Let me recommend, first of all, for those with progeny still in the house, The New Victory Theater on the Deuce. It's in the old Victory Theatre, before that the Belasco Theatre, before that something else. It saw duty as a XXX house in the seventies and eighties. But it's a beautiful restoration and the place is a real gem.

And this outfit really does it well. They put on great shows at reasonable prices and every aspect of it, from reservations to customer support to getting in and getting out is smooth and easy.

Normally I can take New Circus or leave it alone and that goes for Cirque du Soleil, too. Very precious, very airy-fairy, far too meaningful for what I think of as an experience that needs (aside from good acts) only a little sense of threat and panic and lewdness to be successful. Just a bunch of Canadians and Swiss with an unlimited art budget. But that's just me.
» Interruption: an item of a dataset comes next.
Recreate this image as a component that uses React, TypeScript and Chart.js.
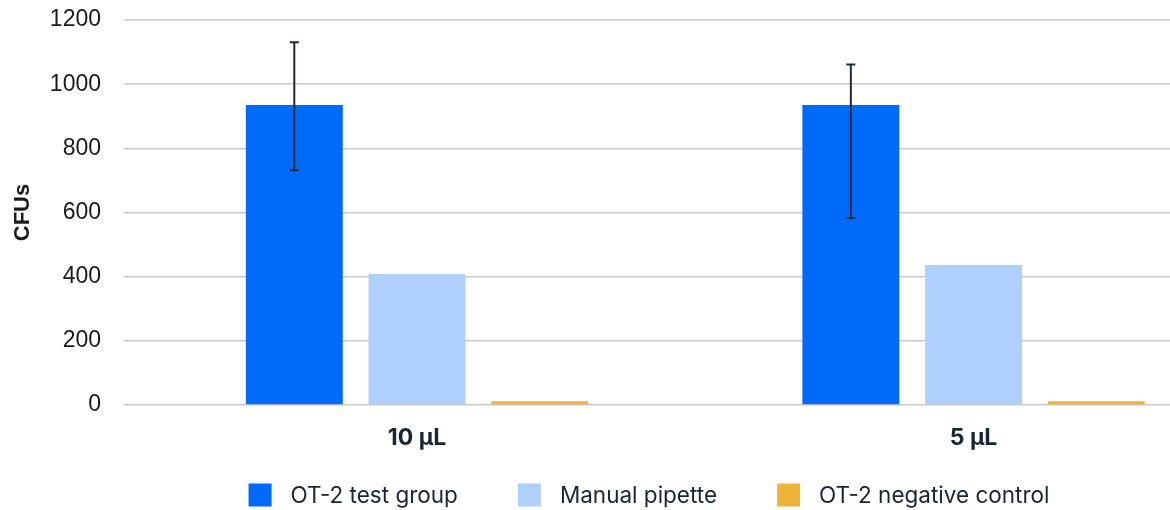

The show last night was an example of the genre called Rain. It was all the things I complained about above (throw in a couple Belgians and Americans) but I had a great time and so did Grace. The circus acts were tremendous and there were a couple the likes of which I've never seen before. But it was done with a sweetness and humor that was (what all these shows are going for) disarming. I was disarmed. And amazed. And amused.

And the last twenty minutes was done under a rain storm on stage. You don't see that every day.

Don't Miss the Side Show 

Enlighten-New Jersey's Carnival of the New Jersey Bloggers #4 is hot off the server and is a nice mix of left and right and just goofy New Jersey stuff.

The highlight for me was The Center of NJ Life's observation that "Robert Schoeder, Paul DiGaetano and Todd Caliguire each received fewer votes than Democratic gubernatorial candidate James Kelly, Jr. Kelly resides in a group home for the mentally ill." That can spin either way. But don't forget, Todd Caliguire got only 7,201 votes more than Sluggo.

The Daily News now has a blogger column. I think. In the paper it looks like a column, but on-line it looks like a story.

The Jersey Journal Best of the Blogs column yesterday featured Coffegrounds and Dynamobuzz.